THE DATA:
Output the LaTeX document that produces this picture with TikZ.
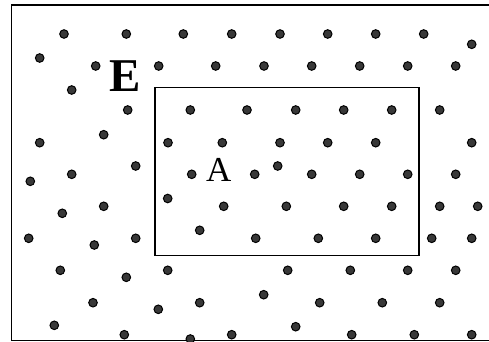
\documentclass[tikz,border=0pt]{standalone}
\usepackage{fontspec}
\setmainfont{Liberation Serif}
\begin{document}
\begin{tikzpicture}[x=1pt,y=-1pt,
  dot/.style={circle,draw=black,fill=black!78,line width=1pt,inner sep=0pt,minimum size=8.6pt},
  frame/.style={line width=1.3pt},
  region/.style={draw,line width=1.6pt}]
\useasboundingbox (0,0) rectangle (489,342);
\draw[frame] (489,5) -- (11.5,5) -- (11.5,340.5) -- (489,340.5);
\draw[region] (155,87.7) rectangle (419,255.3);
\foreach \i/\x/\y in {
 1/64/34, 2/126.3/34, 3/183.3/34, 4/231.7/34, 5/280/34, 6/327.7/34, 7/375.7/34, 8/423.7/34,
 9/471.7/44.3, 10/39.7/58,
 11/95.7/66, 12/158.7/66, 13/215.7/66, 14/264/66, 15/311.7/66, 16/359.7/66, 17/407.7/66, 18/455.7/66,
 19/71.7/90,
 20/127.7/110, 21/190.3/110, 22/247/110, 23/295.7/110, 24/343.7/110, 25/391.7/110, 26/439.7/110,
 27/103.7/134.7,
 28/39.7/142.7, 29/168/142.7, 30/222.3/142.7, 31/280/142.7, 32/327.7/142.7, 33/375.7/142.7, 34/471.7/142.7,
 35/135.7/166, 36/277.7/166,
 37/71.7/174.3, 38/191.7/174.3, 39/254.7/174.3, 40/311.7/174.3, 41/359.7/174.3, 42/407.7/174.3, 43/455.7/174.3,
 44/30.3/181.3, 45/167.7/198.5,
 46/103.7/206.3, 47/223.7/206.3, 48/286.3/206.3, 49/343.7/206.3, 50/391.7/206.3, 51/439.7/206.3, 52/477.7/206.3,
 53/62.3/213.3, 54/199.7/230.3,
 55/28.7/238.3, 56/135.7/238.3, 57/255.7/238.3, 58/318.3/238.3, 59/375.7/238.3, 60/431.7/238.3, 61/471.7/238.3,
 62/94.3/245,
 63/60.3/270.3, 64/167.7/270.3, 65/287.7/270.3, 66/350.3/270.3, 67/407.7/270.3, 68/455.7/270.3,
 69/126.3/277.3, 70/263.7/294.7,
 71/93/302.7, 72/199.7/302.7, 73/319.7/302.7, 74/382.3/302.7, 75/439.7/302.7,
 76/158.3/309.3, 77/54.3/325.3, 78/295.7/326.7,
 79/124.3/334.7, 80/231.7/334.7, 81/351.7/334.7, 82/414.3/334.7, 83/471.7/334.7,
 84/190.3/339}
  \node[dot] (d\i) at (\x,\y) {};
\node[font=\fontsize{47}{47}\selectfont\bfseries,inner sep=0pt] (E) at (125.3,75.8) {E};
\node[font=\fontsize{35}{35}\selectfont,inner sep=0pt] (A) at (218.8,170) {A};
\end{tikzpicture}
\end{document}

* * *

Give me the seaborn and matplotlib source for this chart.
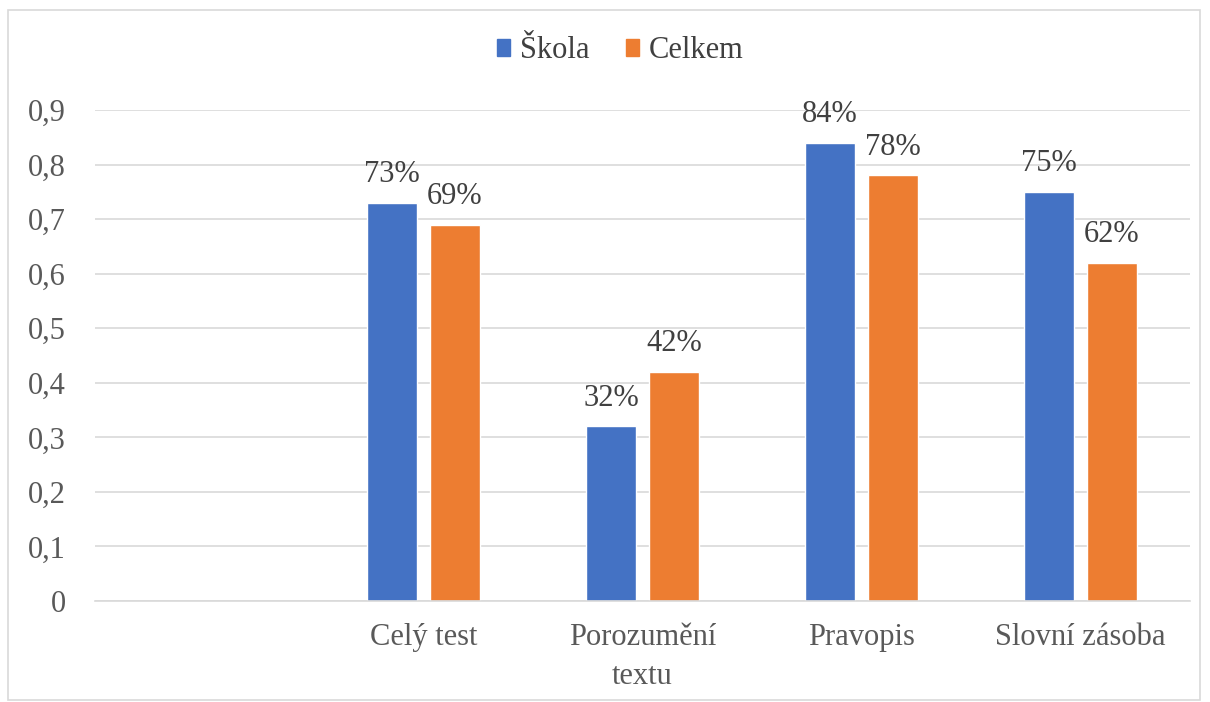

---

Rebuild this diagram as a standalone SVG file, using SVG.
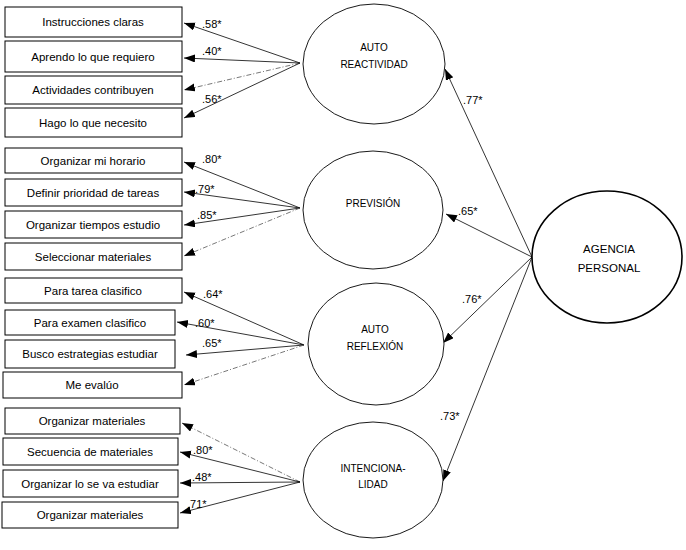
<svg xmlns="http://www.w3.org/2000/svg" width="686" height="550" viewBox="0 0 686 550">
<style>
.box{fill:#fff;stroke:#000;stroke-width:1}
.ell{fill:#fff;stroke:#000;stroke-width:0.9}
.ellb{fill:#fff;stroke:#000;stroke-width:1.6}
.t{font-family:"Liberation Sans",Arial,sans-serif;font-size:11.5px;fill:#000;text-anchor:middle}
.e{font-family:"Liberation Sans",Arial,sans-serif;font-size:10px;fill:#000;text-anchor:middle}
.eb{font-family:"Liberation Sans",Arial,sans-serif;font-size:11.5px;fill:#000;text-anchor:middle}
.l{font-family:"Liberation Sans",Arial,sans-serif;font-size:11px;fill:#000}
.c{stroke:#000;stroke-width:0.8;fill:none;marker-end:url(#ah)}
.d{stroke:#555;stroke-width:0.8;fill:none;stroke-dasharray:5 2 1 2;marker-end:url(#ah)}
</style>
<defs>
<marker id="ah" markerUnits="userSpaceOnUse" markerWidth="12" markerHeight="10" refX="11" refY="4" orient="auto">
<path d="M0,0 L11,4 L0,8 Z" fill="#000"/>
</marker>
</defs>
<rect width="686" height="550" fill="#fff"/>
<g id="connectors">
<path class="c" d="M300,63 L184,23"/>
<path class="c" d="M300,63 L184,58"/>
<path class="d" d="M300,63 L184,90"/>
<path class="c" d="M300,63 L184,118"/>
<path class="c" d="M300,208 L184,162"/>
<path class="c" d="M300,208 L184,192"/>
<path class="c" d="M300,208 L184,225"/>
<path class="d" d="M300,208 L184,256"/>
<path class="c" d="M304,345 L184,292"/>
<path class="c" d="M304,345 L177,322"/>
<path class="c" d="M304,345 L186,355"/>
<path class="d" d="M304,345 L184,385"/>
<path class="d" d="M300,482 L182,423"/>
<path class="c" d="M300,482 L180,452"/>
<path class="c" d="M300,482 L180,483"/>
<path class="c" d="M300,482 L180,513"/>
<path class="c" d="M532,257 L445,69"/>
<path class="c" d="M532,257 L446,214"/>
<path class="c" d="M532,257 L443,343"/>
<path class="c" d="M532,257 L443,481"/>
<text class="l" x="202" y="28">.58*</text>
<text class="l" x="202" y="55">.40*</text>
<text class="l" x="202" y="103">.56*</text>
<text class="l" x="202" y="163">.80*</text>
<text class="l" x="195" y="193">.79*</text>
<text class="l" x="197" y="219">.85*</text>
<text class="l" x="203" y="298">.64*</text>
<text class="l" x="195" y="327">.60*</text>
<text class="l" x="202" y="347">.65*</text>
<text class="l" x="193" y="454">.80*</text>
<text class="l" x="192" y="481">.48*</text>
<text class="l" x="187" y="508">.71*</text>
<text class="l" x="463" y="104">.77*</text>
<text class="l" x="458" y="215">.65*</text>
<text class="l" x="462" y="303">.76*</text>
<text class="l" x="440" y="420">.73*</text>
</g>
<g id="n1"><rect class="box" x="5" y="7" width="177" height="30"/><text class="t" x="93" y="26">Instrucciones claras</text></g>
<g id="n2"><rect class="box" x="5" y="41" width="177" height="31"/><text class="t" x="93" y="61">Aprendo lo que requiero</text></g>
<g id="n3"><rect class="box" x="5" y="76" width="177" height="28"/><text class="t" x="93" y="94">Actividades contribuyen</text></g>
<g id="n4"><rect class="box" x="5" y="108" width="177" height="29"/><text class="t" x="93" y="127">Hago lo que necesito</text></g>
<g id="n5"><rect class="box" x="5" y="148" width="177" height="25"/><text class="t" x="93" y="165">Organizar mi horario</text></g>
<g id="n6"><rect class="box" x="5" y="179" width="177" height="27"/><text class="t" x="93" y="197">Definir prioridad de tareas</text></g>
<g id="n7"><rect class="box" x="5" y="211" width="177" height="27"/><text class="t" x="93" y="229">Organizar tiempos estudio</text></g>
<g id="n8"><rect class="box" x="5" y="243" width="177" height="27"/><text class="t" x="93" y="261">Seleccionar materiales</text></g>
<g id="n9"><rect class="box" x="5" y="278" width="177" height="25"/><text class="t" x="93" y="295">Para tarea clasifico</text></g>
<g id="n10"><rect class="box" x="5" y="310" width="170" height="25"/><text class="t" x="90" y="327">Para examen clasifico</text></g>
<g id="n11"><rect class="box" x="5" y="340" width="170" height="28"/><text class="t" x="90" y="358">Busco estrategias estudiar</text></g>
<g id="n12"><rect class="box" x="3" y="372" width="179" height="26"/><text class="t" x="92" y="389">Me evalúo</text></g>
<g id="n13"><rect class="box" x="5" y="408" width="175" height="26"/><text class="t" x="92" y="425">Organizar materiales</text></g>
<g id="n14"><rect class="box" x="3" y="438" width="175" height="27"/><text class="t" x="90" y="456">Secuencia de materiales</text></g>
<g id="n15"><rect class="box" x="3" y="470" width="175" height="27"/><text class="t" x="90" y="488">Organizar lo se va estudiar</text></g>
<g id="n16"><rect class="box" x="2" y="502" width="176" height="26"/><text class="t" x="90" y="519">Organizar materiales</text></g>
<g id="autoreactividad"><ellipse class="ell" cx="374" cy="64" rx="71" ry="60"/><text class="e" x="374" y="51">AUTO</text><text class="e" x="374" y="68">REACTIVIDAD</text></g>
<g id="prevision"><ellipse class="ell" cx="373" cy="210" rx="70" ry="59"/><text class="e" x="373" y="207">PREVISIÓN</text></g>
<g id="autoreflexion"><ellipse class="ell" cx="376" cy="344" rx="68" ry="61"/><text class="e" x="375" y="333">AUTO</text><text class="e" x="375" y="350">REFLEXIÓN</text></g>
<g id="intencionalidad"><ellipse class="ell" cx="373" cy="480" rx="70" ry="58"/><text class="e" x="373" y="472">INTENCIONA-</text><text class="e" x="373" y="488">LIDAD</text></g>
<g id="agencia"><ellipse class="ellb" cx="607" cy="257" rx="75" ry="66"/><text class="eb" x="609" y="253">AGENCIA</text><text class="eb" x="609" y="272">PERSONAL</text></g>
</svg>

WHAT TO WORK ON: Each line above that includes "this" should be shown.

ANSWER TO THE TASK:
Output the LaTeX document that produces this picture with TikZ.
Give me the seaborn and matplotlib source for this chart.
Rebuild this diagram as a standalone SVG file, using SVG.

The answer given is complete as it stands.